→ EXERCISE
Take the lines of the data below from the very first through the line containing "var maxPoint = [0.88, 0.486], minPoint" and output them exactly, pictures excluded.

→ DATASET EXCERPT
==================================================

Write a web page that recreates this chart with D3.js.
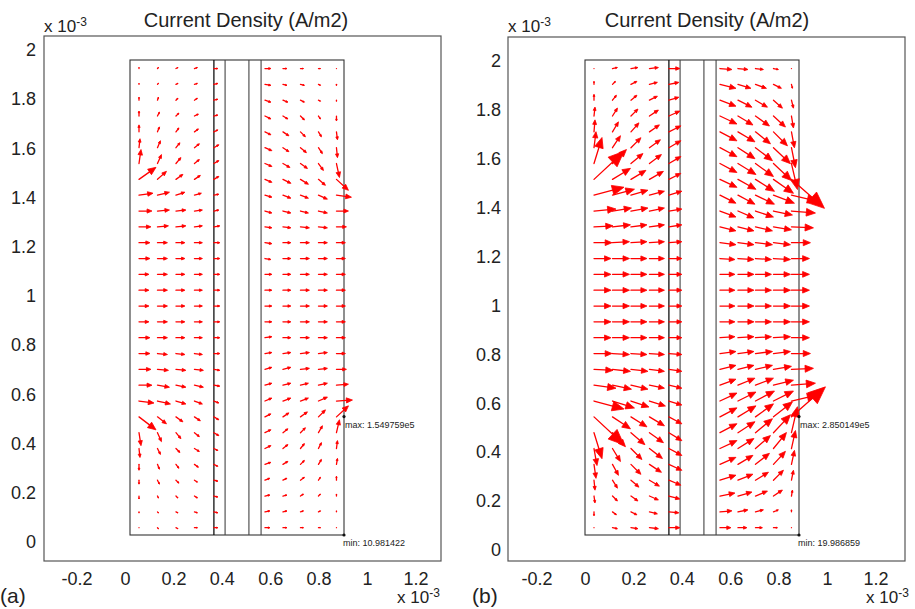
<!DOCTYPE html>
<html>
<head>
<meta charset="utf-8">
<script src="https://cdn.jsdelivr.net/npm/d3@7"></script>
<style>
body { margin: 0; background: #fff; }
text { font-family: "Liberation Sans", Arial, sans-serif; fill: #222; }
</style>
</head>
<body>
<div id="chart"></div>
<script>
// cell geometry, x 10^-3 m
var cellWidth = 0.88, cellHeight = 1.95;
var dividerX = [0.345, 0.391, 0.489, 0.539];
var colX = [0.037, 0.113, 0.189, 0.265, 0.345, 0.555, 0.629, 0.701, 0.775, 0.849];
var rowY = [1.915, 1.85, 1.785, 1.72, 1.655, 1.59, 1.525, 1.46, 1.395, 1.33, 1.265, 1.2, 1.135, 1.07, 1.005,
            0.94, 0.875, 0.81, 0.745, 0.68, 0.615, 0.55, 0.485, 0.42, 0.355, 0.29, 0.225, 0.16, 0.095, 0.03];
var xTicks = [-0.2, 0, 0.2, 0.4, 0.6, 0.8, 1, 1.2];
var yTicks = [0, 0.2, 0.4, 0.6, 0.8, 1, 1.2, 1.4, 1.6, 1.8, 2];
var maxPoint = [0.88, 0.486], minPoint = [0.88, 0];

// arrow components (relative units), rows top to bottom, y up
var jxA = [
  [0,1,2,3,4, 6,4,3,2,0],[0,1,2,3,4, 6,4,4,2,0],[0,1,2,3,4, 6,5,4,2,0],[0,2,3,4,4, 6,5,4,2,0],
  [0,2,3,4,4, 6,6,5,3,1],[1,3,4,5,5, 7,6,6,4,1],[2,4,5,5,5, 7,7,7,5,3],[17,9,7,6,5, 7,8,8,7,12],
  [14,12,9,7,5, 7,8,8,9,15],[13,12,10,8,5, 7,8,8,9,12],[12,11,10,8,6, 7,8,9,9,10],[11,10,9,8,6, 7,8,9,9,9],
  [11,10,9,8,6, 6,8,9,9,9],[10,10,9,8,6, 7,8,9,9,9],[10,10,9,8,6, 7,8,9,9,9],[10,10,9,8,6, 7,8,9,9,9],
  [10,10,9,8,6, 7,8,9,9,9],[11,10,9,8,6, 7,8,9,9,9],[11,10,9,8,6, 7,8,9,9,9],[12,11,10,9,6, 7,8,9,9,10],
  [13,12,10,9,6, 7,8,8,9,12],[15,13,10,8,5, 7,8,8,9,16],[17,9,7,6,5, 6,6,7,7,12],[2,4,5,5,5, 6,5,5,4,3],
  [1,3,4,5,4, 6,5,4,3,1],[0,2,3,4,4, 6,5,4,3,1],[0,2,3,3,4, 5,4,4,2,0],[0,1,2,3,4, 5,4,3,2,0],
  [0,1,2,3,4, 5,4,3,2,0],[0,1,2,3,4, 5,4,3,2,0]
];
var jyA = [
  [1,1,1,1,0, 0,0,0,0,0],[1,1,1,1,1, -1,-1,-1,-1,-1],[3,3,2,2,1, -2,-2,-2,-1,-1],[5,4,3,2,1, -3,-3,-4,-3,-5],
  [7,5,4,3,2, -3,-4,-5,-5,-8],[9,7,5,4,3, -3,-4,-5,-6,-10],[14,9,6,4,3, -3,-4,-5,-7,-14],[12,8,5,4,3, -3,-4,-5,-6,-11],
  [2,3,3,2,1, -2,-3,-3,-4,-2],[0,1,1,1,1, -2,-2,-2,-2,0],[0,1,1,1,1, -1,-1,-1,-1,0],[0,0,0,0,0, -1,0,0,0,0],
  [0,0,0,0,0, -1,0,0,0,0],[0,0,0,0,0, 0,0,0,0,0],[0,0,0,0,0, 0,0,0,0,0],[0,0,0,0,0, 0,0,0,0,0],
  [0,0,0,0,0, 0,0,0,0,0],[0,0,0,0,0, 1,0,0,0,0],[0,-1,-1,-1,0, 1,1,1,1,0],[0,-1,-1,-1,-1, 2,2,1,1,0],
  [0,-2,-2,-2,-1, 2,2,2,2,1],[-2,-3,-3,-3,-2, 3,3,3,4,1],[-13,-7,-5,-4,-3, 3,4,5,7,11],[-13,-9,-6,-4,-3, 3,4,5,7,13],
  [-9,-6,-4,-3,-2, 3,4,5,6,8],[-6,-5,-4,-3,-2, 2,3,4,5,6],[-4,-4,-3,-2,-1, 2,2,3,3,4],[-3,-2,-2,-2,-1, 1,1,2,2,2],
  [-1,-1,-1,-1,-1, 1,1,1,1,1],[0,-1,-1,0,0, 0,0,0,0,0]
];
var jxB = [
  [0,5,7,9,11, 12,10,8,5,0],[0,3,6,8,10, 16,13,11,8,1],[0,4,6,8,10, 16,14,12,9,2],[1,5,7,9,11, 17,15,14,12,2],
  [1,6,8,10,12, 17,17,15,14,3],[2,8,10,11,12, 17,17,17,17,4],[8,14,12,12,12, 17,18,18,18,6],[30,18,15,14,12, 17,18,19,20,33],
  [30,22,17,15,13, 16,17,19,21,26],[22,19,17,15,13, 16,16,18,19,24],[19,18,16,15,13, 16,16,17,18,22],[18,17,16,15,13, 16,16,17,17,19],
  [17,17,16,15,13, 15,16,16,17,18],[17,17,16,15,13, 15,16,16,17,18],[17,17,16,15,13, 15,16,16,17,18],[17,17,16,15,13, 15,16,16,17,18],
  [17,17,16,15,13, 15,16,16,17,18],[17,17,16,15,13, 15,16,16,17,18],[18,17,16,15,13, 16,16,17,17,19],[19,18,17,15,13, 16,16,17,18,22],
  [22,19,17,15,13, 16,17,18,20,24],[30,22,18,16,13, 17,18,19,20,26],[30,18,16,15,13, 17,18,18,19,34],[8,13,14,14,13, 17,17,17,17,6],
  [3,8,11,13,13, 17,16,15,13,4],[2,6,10,12,13, 16,15,14,12,3],[1,5,8,10,12, 16,15,13,10,2],[1,5,7,9,11, 15,14,12,9,1],
  [0,4,6,8,10, 12,10,8,5,0],[0,5,7,9,11, 11,9,7,4,0]
];
var jyB = [
  [0,1,1,1,0, -1,-1,-1,-1,0],[3,3,3,2,2, -4,-4,-4,-4,-4],[6,5,5,4,3, -6,-7,-7,-8,-8],[9,8,7,6,5, -8,-9,-10,-11,-12],
  [12,10,9,7,6, -9,-10,-12,-14,-16],[16,12,10,8,7, -9,-11,-13,-16,-20],[26,14,10,9,7, -9,-11,-13,-17,-26],[28,11,9,8,6, -8,-10,-12,-14,-29],
  [8,6,5,4,4, -8,-9,-9,-8,-6],[2,3,3,3,2, -6,-7,-6,-4,-2],[1,2,2,2,2, -4,-4,-4,-3,-1],[0,1,1,1,1, -2,-2,-2,-2,0],
  [0,0,0,0,0, -1,-1,-1,-1,0],[0,0,0,0,0, 0,0,0,0,0],[0,0,0,0,0, 0,0,0,0,0],[0,0,0,0,0, 0,0,0,0,0],
  [0,0,0,0,0, 0,0,0,0,0],[0,0,0,0,0, 1,1,1,1,0],[0,-1,-1,-1,-1, 2,2,2,2,0],[-1,-2,-2,-2,-2, 4,4,4,3,1],
  [-3,-4,-4,-3,-3, 6,7,7,5,2],[-8,-7,-6,-5,-4, 8,9,10,10,6],[-28,-12,-10,-9,-7, 9,11,13,15,30],[-26,-14,-12,-10,-8, 9,11,14,18,26],
  [-17,-13,-11,-10,-7, 8,10,13,16,18],[-14,-11,-10,-8,-6, 7,9,11,13,14],[-10,-8,-7,-6,-5, 5,6,8,10,10],[-7,-5,-5,-4,-3, 3,4,5,6,6],
  [-4,-3,-3,-2,-1, 1,2,2,2,2],[0,-1,-1,-1,0, 0,0,0,0,0]
];

var panels = [
  {tag: "(a)", jx: jxA, jy: jyA, maxText: "max: 1.549759e5", minText: "min: 10.981422",
   frame: [44, 441, 36, 561], cellLeft: 130, xTickPx: [125, 367], yTickPx: [542, 50], yLabelRight: 36,
   titleX: 246, tagX: 0, unitX: 397},
  {tag: "(b)", jx: jxB, jy: jyB, maxText: "max: 2.850149e5", minText: "min: 19.986859",
   frame: [508, 905, 37, 561], cellLeft: 585, xTickPx: [585, 827], yTickPx: [550, 61], yLabelRight: 501,
   titleX: 707, tagX: 472, unitX: 866}
];

var W = 915, H = 609;
var svg = d3.select("#chart").append("svg").attr("width", W).attr("height", H);
var arrowLen = d3.scaleLinear().domain([0, 1]).range([0, 1]);
var red = "#ff0000";

function arrowPath(x0, y0, dx, dy) {
  var L = Math.sqrt(dx * dx + dy * dy);
  if (L < 0.01) return {line: "M" + x0 + "," + y0 + "L" + x0 + "," + y0, head: null};
  var ux = dx / L, uy = dy / L, nx = -uy, ny = ux;
  var tx = x0 + dx, ty = y0 + dy;
  var h = 0.38 * L, w = 0.16 * L;
  var bx = tx - h * ux, by = ty - h * uy;
  var line = "M" + x0 + "," + y0 + "L" + (tx - 0.5 * h * ux) + "," + (ty - 0.5 * h * uy);
  var head = "M" + tx + "," + ty + "L" + (bx + w * nx) + "," + (by + w * ny) + "L" + (bx - w * nx) + "," + (by - w * ny) + "Z";
  return {line: line, head: head};
}

function unitLabel(g, x, y) {
  var t = g.append("text").attr("x", x).attr("y", y).style("font-size", "17px");
  t.append("tspan").text("x 10");
  t.append("tspan").attr("dy", -6).style("font-size", "12px").text("-3");
}

panels.forEach(function(p) {
  var g = svg.append("g");
  var x = d3.scaleLinear().domain([0, cellWidth]).range([p.cellLeft, p.cellLeft + 214]);
  var y = d3.scaleLinear().domain([0, cellHeight]).range([535, 60]);
  var xt = d3.scaleLinear().domain([0, 1]).range(p.xTickPx);
  var yt = d3.scaleLinear().domain([0, 2]).range(p.yTickPx);

  // frame
  g.append("rect").attr("x", p.frame[0]).attr("y", p.frame[2])
    .attr("width", p.frame[1] - p.frame[0]).attr("height", p.frame[3] - p.frame[2])
    .attr("fill", "none").attr("stroke", "#555").attr("stroke-width", 1.2);

  // axes
  var ax = g.append("g").attr("transform", "translate(0," + p.frame[3] + ")")
    .call(d3.axisBottom(xt).tickValues(xTicks).tickSize(0).tickPadding(11).tickFormat(function(d) { return String(d); }));
  var ay = g.append("g").attr("transform", "translate(" + p.yLabelRight + ",0)")
    .call(d3.axisLeft(yt).tickValues(yTicks).tickSize(0).tickPadding(0).tickFormat(function(d) { return String(d); }));
  [ax, ay].forEach(function(a) {
    a.select(".domain").remove();
    a.attr("font-family", null).attr("font-size", null);
    a.selectAll("text").style("font-size", "18px").attr("fill", "#222");
  });

  // cell geometry
  g.append("rect").attr("x", x(0)).attr("y", y(cellHeight))
    .attr("width", x(cellWidth) - x(0)).attr("height", y(0) - y(cellHeight))
    .attr("fill", "none").attr("stroke", "#333").attr("stroke-width", 1.1);
  g.selectAll(".divider").data(dividerX).enter().append("line")
    .attr("x1", function(d) { return x(d); }).attr("x2", function(d) { return x(d); })
    .attr("y1", y(0)).attr("y2", y(cellHeight))
    .attr("stroke", function(d, i) { return i === 0 ? "#111" : "#444"; })
    .attr("stroke-width", function(d, i) { return i === 0 ? 1.3 : 1.1; });

  // arrows
  var cells = [];
  rowY.forEach(function(ry, r) {
    colX.forEach(function(cx, c) {
      cells.push(arrowPath(x(cx), y(ry), arrowLen(p.jx[r][c]), -arrowLen(p.jy[r][c])));
    });
  });
  var ag = g.append("g");
  ag.selectAll("path.shaft").data(cells).enter().append("path").attr("class", "shaft")
    .attr("d", function(d) { return d.line; })
    .attr("stroke", red).attr("stroke-width", 1.3).attr("stroke-linecap", "round").attr("fill", "none");
  ag.selectAll("path.head").data(cells.filter(function(d) { return d.head; })).enter().append("path").attr("class", "head")
    .attr("d", function(d) { return d.head; })
    .attr("fill", red).attr("stroke", red).attr("stroke-width", 0.8).attr("stroke-linejoin", "round");

  // max / min markers
  [[maxPoint, p.maxText, 1, 11], [minPoint, p.minText, -1, 11]].forEach(function(m) {
    g.append("circle").attr("cx", x(m[0][0])).attr("cy", y(m[0][1])).attr("r", 1.6).attr("fill", "#111");
    g.append("text").attr("x", x(m[0][0]) + m[2]).attr("y", y(m[0][1]) + m[3])
      .style("font-size", "9px").text(m[1]);
  });

  // labels
  g.append("text").attr("x", p.titleX).attr("y", 27).attr("text-anchor", "middle")
    .style("font-size", "20px").text("Current Density (A/m2)");
  unitLabel(g, p.frame[0], 32);
  unitLabel(g, p.unitX, 603);
  g.append("text").attr("x", p.tagX).attr("y", 603).style("font-size", "21px").text(p.tag);
});
</script>
</body>
</html>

==================================================

→ RESPONSE FOR THIS EXERCISE
Write a web page that recreates this chart with D3.js.
<!DOCTYPE html>
<html>
<head>
<meta charset="utf-8">
<script src="https://cdn.jsdelivr.net/npm/d3@7"></script>
<style>
body { margin: 0; background: #fff; }
text { font-family: "Liberation Sans", Arial, sans-serif; fill: #222; }
</style>
</head>
<body>
<div id="chart"></div>
<script>
// cell geometry, x 10^-3 m
var cellWidth = 0.88, cellHeight = 1.95;
var dividerX = [0.345, 0.391, 0.489, 0.539];
var colX = [0.037, 0.113, 0.189, 0.265, 0.345, 0.555, 0.629, 0.701, 0.775, 0.849];
var rowY = [1.915, 1.85, 1.785, 1.72, 1.655, 1.59, 1.525, 1.46, 1.395, 1.33, 1.265, 1.2, 1.135, 1.07, 1.005,
            0.94, 0.875, 0.81, 0.745, 0.68, 0.615, 0.55, 0.485, 0.42, 0.355, 0.29, 0.225, 0.16, 0.095, 0.03];
var xTicks = [-0.2, 0, 0.2, 0.4, 0.6, 0.8, 1, 1.2];
var yTicks = [0, 0.2, 0.4, 0.6, 0.8, 1, 1.2, 1.4, 1.6, 1.8, 2];
var maxPoint = [0.88, 0.486], minPoint = [0.88, 0];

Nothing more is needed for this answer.